Le climat est extrêmement tendu.
L’état d’urgence est décrété depuis avril 1961, suite au putsch d’Alger.
Une manifestation organisée par la Fédération de France du FLN le 17 octobre 1961 a été réprimée par des actes barbares qui ont fait des centaines de morts. Elle était pacifique et avait pour but de protester contre le couvre-feu institué par le préfet de police Maurice Papon à l’encontre exclusive des Nord-Africains (*).
L’OAS poursuit sa sinistre besogne en ciblant les personnalités culturelles, syndicales et politiques. Le 7 février 1962, 10 attentats au plastic éclatent à Paris et en banlieue, l’un visant le domicile d’André Malraux où une petite fille a été grièvement blessée aux yeux.
La réaction syndicale et politique est immédiate. Une manifestation est organisée le lendemain jeudi 8 février à l’appel de la CGT, la CFTC, l’UNEF, le SGEN, la FEN, le SNI, le PCF, le PSU et le mouvement de la paix.

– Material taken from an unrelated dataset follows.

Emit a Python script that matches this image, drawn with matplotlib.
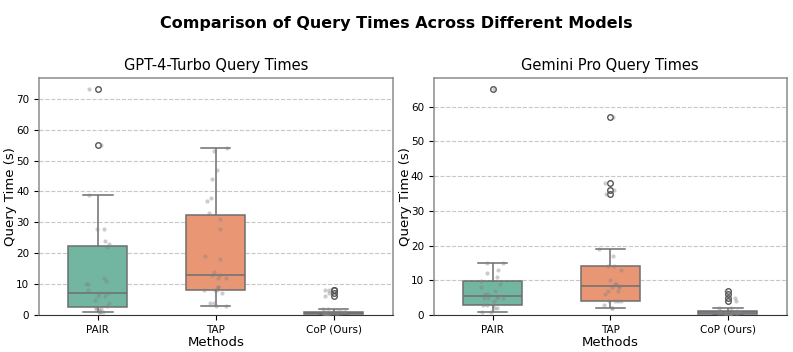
import numpy as np
import pandas as pd
import seaborn as sns
import matplotlib
matplotlib.use('Agg')
import matplotlib.pyplot as plt

methods = ['PAIR', 'TAP', 'CoP (Ours)']

# query times (s)
gpt_pair = [1, 1, 1, 1.5, 2, 2, 2.5, 3, 4, 5, 6, 6, 7, 7, 8, 10, 10, 11, 12,
            22, 23, 24, 28, 28, 39, 55, 73]
gpt_tap = [3, 3, 4, 4, 7, 8, 8, 8, 9, 9, 12, 12, 13, 13, 14, 18, 19, 28, 31,
           33, 37, 38, 44, 47, 53, 54]
gpt_cop = [0, 0, 0, 0.05, 0.1, 0.1, 0.1, 0.2, 0.3, 0.4, 0.5, 0.5, 0.6, 0.7,
           0.8, 0.9, 1, 1, 1, 1, 1.1, 1.2, 2, 2, 6, 7, 8, 8]

gem_pair = [1, 1, 2, 2, 3, 3, 3, 4, 5, 5, 5, 5, 5.5, 6, 6, 7, 8, 9, 9.8, 11,
            12, 13, 15, 15, 65]
gem_tap = [2, 2, 3, 4, 4, 4, 4, 6, 7, 7, 8, 8, 8.5, 9, 9, 10, 13, 14, 14, 17,
           19, 35, 36, 38, 57]
gem_cop = [0, 0, 0, 0.05, 0.1, 0.1, 0.1, 0.2, 0.3, 0.4, 0.5, 0.5, 0.6, 0.7,
           0.8, 0.9, 1, 1, 1, 1, 1.1, 1.2, 2, 2, 4, 5, 6, 7]

models = {
    'GPT-4-Turbo': [gpt_pair, gpt_tap, gpt_cop],
    'Gemini Pro': [gem_pair, gem_tap, gem_cop],
}


def to_frame(series):
    rows = []
    for m, vals in zip(methods, series):
        for v in vals:
            rows.append((m, v))
    return pd.DataFrame(rows, columns=['Method', 'Time'])


np.random.seed(0)
fig = plt.figure(figsize=(7.93, 3.52), dpi=100)
axes = [fig.add_axes([0.049, 0.105, 0.446, 0.673]),
        fig.add_axes([0.547, 0.105, 0.445, 0.673])]

for ax, (name, series) in zip(axes, models.items()):
    df = to_frame(series)
    sns.boxplot(data=df, x='Method', y='Time', hue='Method', palette='Set2',
                width=0.5, legend=False, ax=ax, linewidth=1.1,
                linecolor='#6e6e6e',
                flierprops=dict(markersize=4, markeredgecolor='#555555'))
    sns.stripplot(data=df, x='Method', y='Time', color='gray', alpha=0.4,
                  size=3, jitter=True, ax=ax)
    ax.set_ylim(bottom=0)
    ax.set_title(f'{name} Query Times', fontsize=10.5)
    ax.set_xlabel('Methods', fontsize=9.5, labelpad=1)
    ax.set_ylabel('Query Time (s)', fontsize=9.5)
    ax.yaxis.set_label_coords(-0.063, 0.5)
    ax.tick_params(labelsize=7.5)
    ax.grid(axis='y', linestyle='--', alpha=0.7)
    ax.set_axisbelow(True)
    for side in ['top', 'left', 'right']:
        ax.spines[side].set_color('#8c8c8c')
        ax.spines[side].set_linewidth(1.1)
    ax.spines['bottom'].set_color('#333333')

fig.suptitle('Comparison of Query Times Across Different Models',
             fontsize=11.5, fontweight='bold', y=0.955)
fig.savefig('out.png', dpi=100)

La manifestation est interdite. Les organisateurs donnent des consignes pacifiques strictes et limitent la durée de 18h45 à 19h30, le temps de lire la proclamation de clôture et d’appeler à la dislocation.
Alors que la foule commence à se disperser, la 31ème .compagnie des forces spéciales de la police charge sans sommation et matraque les manifestants dont beaucoup ont déjà le dos tourné
Ceux qui le peuvent cherchent des abris et certains ont choisi la bouche du métro Charonne. Beaucoup trébuchent et s’empilent sur les marches sous la pression du choc de la charge. Ils reçoivent les coups de « bidules », ces matraques en bois dur de 85 cms de long et 4 cms de diamètre qui multiplient la force des coups et provoquent des fractures graves. Alors qu’ils sont coincés et ne peuvent échapper aux coups, les policiers jettent sur l’amoncellement de corps les grilles métalliques de protection d’arbres ainsi que des manifestants blessés et des grenades lacrymogènes dans la bouche du métro.
Le bilan de cette sauvagerie est 8 morts, des centaines de blessés, certains grièvement dont l’un décèdera à l’hôpital 3 mois plus tard. Les 9 victimes étaient syndiquées à la CGT
Ils s’appellent :
Jean-Pierre BERNARD, 30 ans, dessinateur PTT
Fanny DEWORPE, 31 ans, secrétaire
Daniel FERY, 16 ans, apprenti
Anne-Claude GODEAU, 24 ans, employée PTT (Chèques-Postaux de Paris-Bourseul)
Edouard LEMARCHAND, 41 ans, menuisier
Suzanne MARTORELL, 36 ans, employée l’Humanité
Hippolyte PINA, 58 ans, maçon
Raymond WINTGENS, 44 ans, typographe
Maurice POCHARD, 48 ans, décédé après à l’hôpital
L’émotion est grande et des arrêts de travail sont largement suivis le lendemain partout en France.
Le 12 février, le premier ministre Michel DEBRE va dans les locaux de la police parisienne pour lui témoigner sa confiance et son admiration.
Le 13 février toute activité est interrompue en région parisienne et des centaines de milliers de manifestants défilent de la République au cimetière du Père-Lachaise pour rendre hommage aux victimes et assister à leurs obsèques. Elles sont enterrées prés du mur des fédérés sauf Anne-Claude GODEAU enterrée à Nantes, sa ville d’origine.
Depuis 1962 la mémoire de nos camarades est honorée chaque année, comme à Paris et à Nantes.
Références
Le 8 février 2007, 45 ans après, le carrefour à l’intersection de la rue de Charonne et du boulevard Voltaire a été nommé « place du 8 février 1962 » par Bertrand DELANOE, maire de Paris.
LENY EXCUDERO a écrit en 1968 la chanson « Je t’attends à Charonne » dédiée aux victimes.
RENAUD, dans sa chanson « Hexagone », rappelle cet évènement dont il critique l’oubli.
Le film « Diabolo menthe » réalisé par Diane KURIS (1977) relate également la tragédie.
Le film « Elise ou la vraie vie » réalisé par Michel DRACH (1970) relate la période du couvre-feu réservé aux seuls Nord-Africains.